WHAT YOU NEED TO DO
Working from the top of the listing below, retype each line through the line containing "(0,0) rectangle (944,655);", both included, with no pictures.

RECORDED DATA
▶
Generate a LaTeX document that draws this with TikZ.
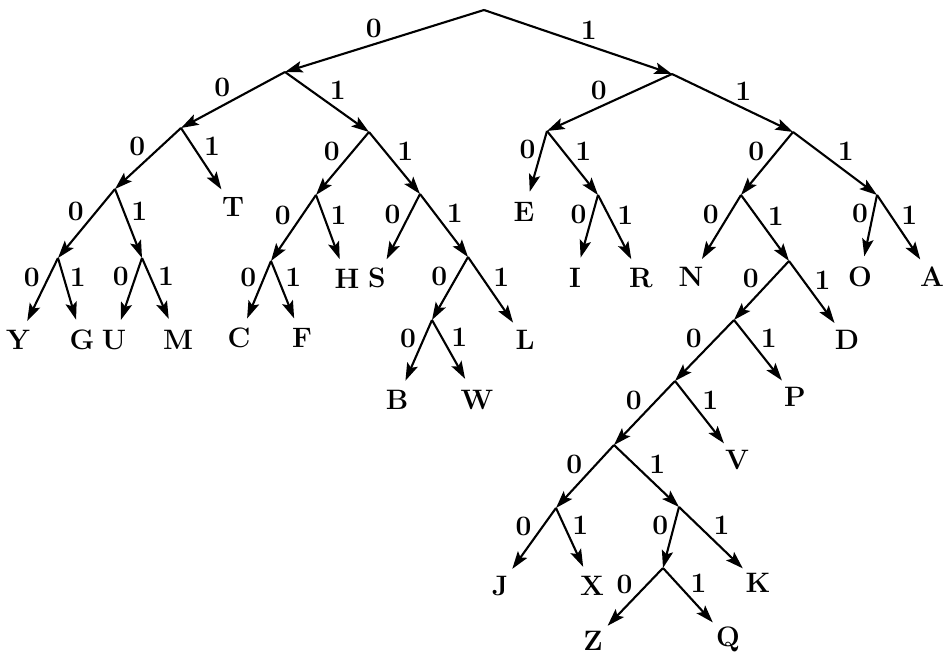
\documentclass[tikz,border=0pt]{standalone}
\usepackage{tikz}
\usetikzlibrary{arrows.meta}

\begin{document}
\begin{tikzpicture}[
    x=0.02cm, y=-0.02cm,
    every node/.style = {font=\fontsize{16}{18}\selectfont\bfseries},
    leaf/.style = {circle, inner sep=0pt, minimum size=18pt, outer sep=3pt},
    branch/.style = {draw=black, line width=1.2pt, -{Stealth[length=10pt, width=6.5pt, inset=2pt]}},
    zero/.style = {auto, swap, pos=0.5, inner sep=1pt},
    one/.style = {auto, pos=0.5, inner sep=1pt}
]

\useasboundingbox (0,0) rectangle (944,655);

% Branch points
\coordinate (c) at (484, 10);
\coordinate (c0) at (285, 72);
\coordinate (c1) at (672, 74);
\coordinate (c00) at (181, 128);
\coordinate (c01) at (369, 132);
\coordinate (c10) at (547, 131);
\coordinate (c11) at (793, 132);
\coordinate (c000) at (115, 189);
\coordinate (c010) at (316, 195);
\coordinate (c011) at (420, 194);
\coordinate (c101) at (598, 195);
\coordinate (c110) at (741, 195);
\coordinate (c111) at (877, 195);
\coordinate (c0000) at (58, 258);
\coordinate (c0001) at (142, 258);
\coordinate (c0100) at (271, 261);
\coordinate (c0111) at (468, 257);
\coordinate (c1101) at (789, 261);
\coordinate (c01110) at (432, 320);
\coordinate (c11010) at (734, 320);
\coordinate (c110100) at (675, 381);
\coordinate (c1101000) at (614, 445);
\coordinate (c11010000) at (556, 508);
\coordinate (c11010001) at (679, 507);
\coordinate (c110100010) at (663, 568);

% Letters
\node (Y) [leaf] at (18, 340) {Y};
\node (G) [leaf] at (82, 340) {G};
\node (U) [leaf] at (114, 340) {U};
\node (M) [leaf] at (178, 340) {M};
\node (T) [leaf] at (233, 207) {T};
\node (C) [leaf] at (239, 338) {C};
\node (F) [leaf] at (302, 338) {F};
\node (H) [leaf] at (347, 279) {H};
\node (S) [leaf] at (377, 278) {S};
\node (B) [leaf] at (397, 400) {B};
\node (W) [leaf] at (477, 400) {W};
\node (L) [leaf] at (525, 340) {L};
\node (E) [leaf] at (524, 212) {E};
\node (I) [leaf] at (575, 278) {I};
\node (R) [leaf] at (641, 278) {R};
\node (N) [leaf] at (691, 277) {N};
\node (O) [leaf] at (860, 277) {O};
\node (A) [leaf] at (932, 277) {A};
\node (D) [leaf] at (847, 340) {D};
\node (P) [leaf] at (795, 397) {P};
\node (V) [leaf] at (737, 460) {V};
\node (J) [leaf] at (500, 586) {J};
\node (X) [leaf] at (592, 586) {X};
\node (K) [leaf] at (758, 583) {K};
\node (Z) [leaf] at (593, 641) {Z};
\node (Q) [leaf] at (728, 639) {Q};

% Branches
\draw [branch] (c) -- node[zero]{0} (c0);
\draw [branch] (c) -- node[one]{1} (c1);
\draw [branch] (c0) -- node[zero]{0} (c00);
\draw [branch] (c0) -- node[one]{1} (c01);
\draw [branch] (c1) -- node[zero]{0} (c10);
\draw [branch] (c1) -- node[one]{1} (c11);
\draw [branch] (c00) -- node[zero]{0} (c000);
\draw [branch] (c00) -- node[one]{1} (T);
\draw [branch] (c01) -- node[zero]{0} (c010);
\draw [branch] (c01) -- node[one]{1} (c011);
\draw [branch] (c10) -- node[zero]{0} (E);
\draw [branch] (c10) -- node[one]{1} (c101);
\draw [branch] (c11) -- node[zero]{0} (c110);
\draw [branch] (c11) -- node[one]{1} (c111);
\draw [branch] (c000) -- node[zero]{0} (c0000);
\draw [branch] (c000) -- node[one]{1} (c0001);
\draw [branch] (c0000) -- node[zero]{0} (Y);
\draw [branch] (c0000) -- node[one]{1} (G);
\draw [branch] (c0001) -- node[zero]{0} (U);
\draw [branch] (c0001) -- node[one]{1} (M);
\draw [branch] (c010) -- node[zero]{0} (c0100);
\draw [branch] (c010) -- node[one]{1} (H);
\draw [branch] (c0100) -- node[zero]{0} (C);
\draw [branch] (c0100) -- node[one]{1} (F);
\draw [branch] (c011) -- node[zero]{0} (S);
\draw [branch] (c011) -- node[one]{1} (c0111);
\draw [branch] (c0111) -- node[zero]{0} (c01110);
\draw [branch] (c0111) -- node[one]{1} (L);
\draw [branch] (c01110) -- node[zero]{0} (B);
\draw [branch] (c01110) -- node[one]{1} (W);
\draw [branch] (c101) -- node[zero]{0} (I);
\draw [branch] (c101) -- node[one]{1} (R);
\draw [branch] (c110) -- node[zero]{0} (N);
\draw [branch] (c110) -- node[one]{1} (c1101);
\draw [branch] (c111) -- node[zero]{0} (O);
\draw [branch] (c111) -- node[one]{1} (A);
\draw [branch] (c1101) -- node[zero]{0} (c11010);
\draw [branch] (c1101) -- node[one]{1} (D);
\draw [branch] (c11010) -- node[zero]{0} (c110100);
\draw [branch] (c11010) -- node[one]{1} (P);
\draw [branch] (c110100) -- node[zero]{0} (c1101000);
\draw [branch] (c110100) -- node[one]{1} (V);
\draw [branch] (c1101000) -- node[zero]{0} (c11010000);
\draw [branch] (c1101000) -- node[one]{1} (c11010001);
\draw [branch] (c11010000) -- node[zero]{0} (J);
\draw [branch] (c11010000) -- node[one]{1} (X);
\draw [branch] (c11010001) -- node[zero]{0} (c110100010);
\draw [branch] (c11010001) -- node[one]{1} (K);
\draw [branch] (c110100010) -- node[zero]{0} (Z);
\draw [branch] (c110100010) -- node[one]{1} (Q);

\end{tikzpicture}
\end{document}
◀
REPLY
Generate a LaTeX document that draws this with TikZ.
\documentclass[tikz,border=0pt]{standalone}
\usepackage{tikz}
\usetikzlibrary{arrows.meta}

\begin{document}
\begin{tikzpicture}[
    x=0.02cm, y=-0.02cm,
    every node/.style = {font=\fontsize{16}{18}\selectfont\bfseries},
    leaf/.style = {circle, inner sep=0pt, minimum size=18pt, outer sep=3pt},
    branch/.style = {draw=black, line width=1.2pt, -{Stealth[length=10pt, width=6.5pt, inset=2pt]}},
    zero/.style = {auto, swap, pos=0.5, inner sep=1pt},
    one/.style = {auto, pos=0.5, inner sep=1pt}
]

\useasboundingbox (0,0) rectangle (944,655);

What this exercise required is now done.